When Gilmore Girls first came out, I totally dismissed it as a dumb-sounding show. A young single mom with a teenage daughter? Okay. Yawn.
I now know that I was a fool. After a friend loaned us the first season on DVD, I was hooked. The Gilmores, with their fast-talking wit and awesome mother-daughter relationship, blew my mind and stole my heart. My husband even got hooked, and we ended up buying all seven seasons on DVD. Like the millions of others who have become enamored with the quirky, lovable characters through Netflix, we are eagerly awaiting the Gilmore Girls revival in November.

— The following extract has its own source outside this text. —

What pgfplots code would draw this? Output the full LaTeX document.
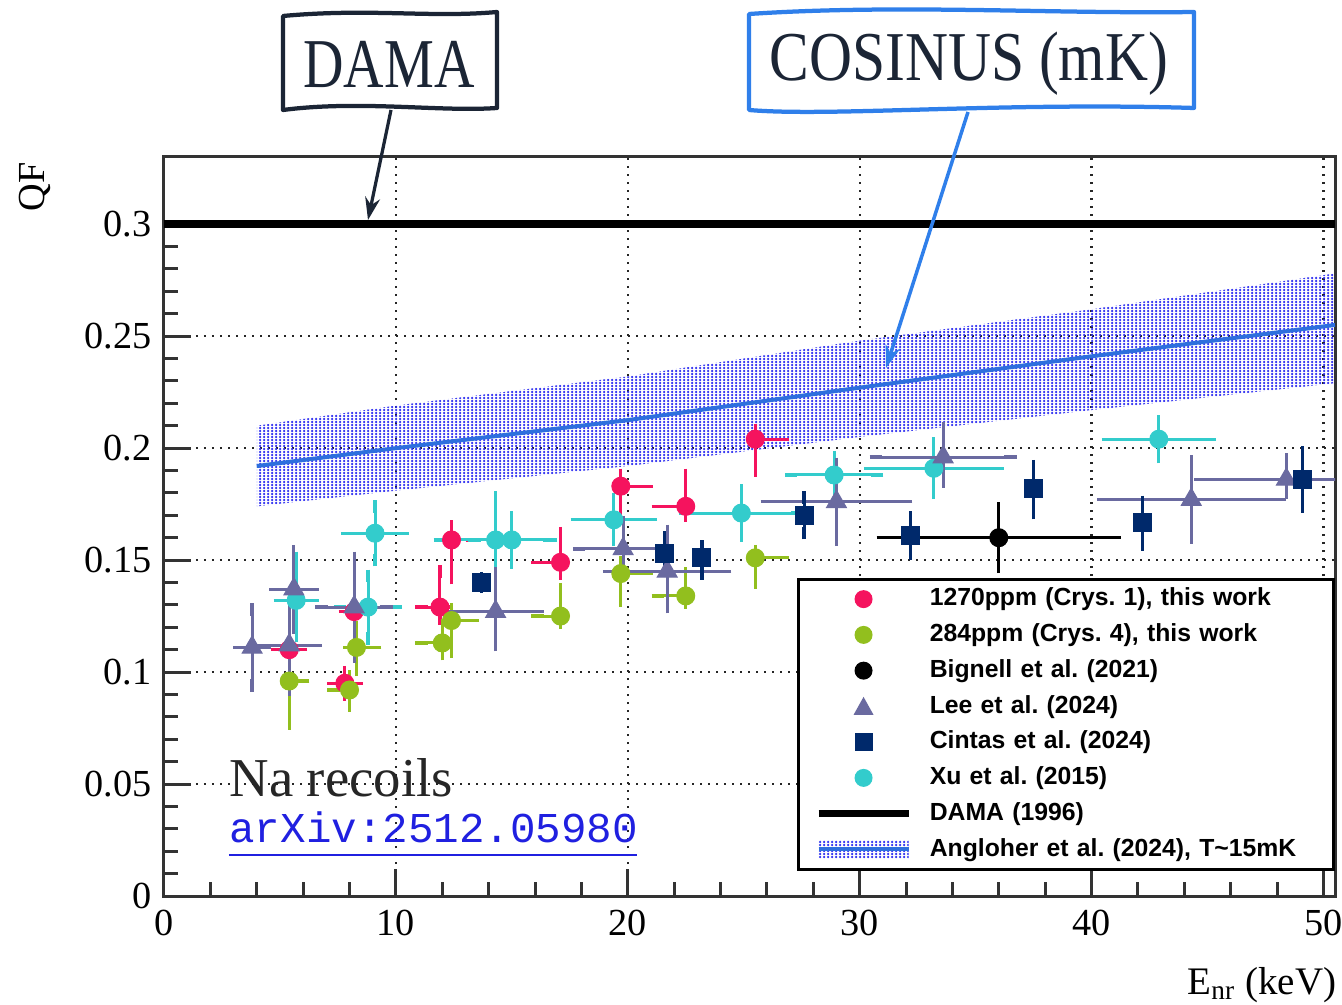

My own daughter was a preteen when we started watching the show, and though there are many choices Lorelai made as a mother that I’d never make, I found that, the more we watched, the more I started to utilize some of her parenting style. As silly as it may sound, in many ways binge-watching the show made me a better mom.
Here are some of the parenting tips I gleaned from Gilmore Girls:
Always try humor first.
Lorelai is danged funny, and she incorporated her humor into the way she mothered Rory. As simple as it may sound, I have actually found humor to be my No. 1 parenting tool. It has saved me from countless power struggles and diffused many situations with my kids that really didn’t need to get heated. Being able to laugh with — and occasionally at — one another has made my relationships with my kids closer and more fun.
Keep things light until they really NEED to get heavy.
It’s so easy to take ourselves way too seriously. Parenting is a serious business, of course, but there’s something to be said for conserving your serious energy for serious situations. Day-to-day life, with all of its small annoyances and repeated frustrations, doesn’t need to weigh us down. Taking a light, positive, silly approach makes everyday life more enjoyable — and that attitude rubs off on kids too.
It’s OK to be friends with your children.
I know that’s a controversial statement, but hear me out. I don’t think parents should try to be their child’s friend instead of their parent, but I do believe you can have a friendship with your kids in addition to being their parent. Kids need to know that you are the authority, but that doesn’t mean your day-to-day interactions can’t be friend-like. I enjoy hanging out with my kids, especially as they’re getting older. I feel like we’re building a foundation for the years when they are grown and will need my friendly advice more than my authority.
Know when to play “the mom card.”
Adding on to the friend idea, it is important to know when to lay down the law. My daughter reminds me a lot of Rory, which may be part of why I liked the show so much. But like Rory, she’s not perfect. Kids need to know where the boundaries are, and they need to know when they’ve crossed them. Lorelai may have been friends with her daughter, but she always held onto her “mom card” and wasn’t afraid to use it when necessary.
Admit when you’re wrong and apologize.
Just as kids aren’t perfect, parents aren’t either. When Lorelai overreacted or made a mistake, she admitted it and apologized. I’ve been guilty of losing my cool when it really wasn’t warranted. And I’ve apologized to my kids for it. It’s good for children to know parents are human and to see honesty and humility exemplified.
Respect who your kids are.
The Gilmore girls may have gotten along smashingly most of the time, but they were different people who had different personalities. Lorelai respected who Rory was and let her be herself. And equally importantly, she stood up for her daughter when others expected Rory to be something she wasn’t.
Remind your kids who they are when they forget.
When Rory started making some (ahem) poor life choices, Lorelai called her out on them. But she didn’t just lecture; she looked Rory right in the eye and told her, “This isn’t you.” When I made questionable choices in my youth, having someone I loved and trusted tell me that I wasn’t being true to myself was probably the most effective “discipline” I could have received.
Drink the coffee so you can do all the things.
Seriously, the best advice. I love my morning Joe, but Lorelai helped me feel better about feeding my caffeine addiction in order to function. “I can’t stop drinking the coffee. I stop drinking the coffee, I stop doing the standing and the walking and the words-putting-into-the-sentence doing.” I feel you, sister.
Though it’s just a fun TV show, and I obviously don’t base my parenting on a fictional family, we mothers have to take inspiration wherever we can find it. Through seven seasons of Gilmore Girls, I’m happy to say I found some in Stars Hollow.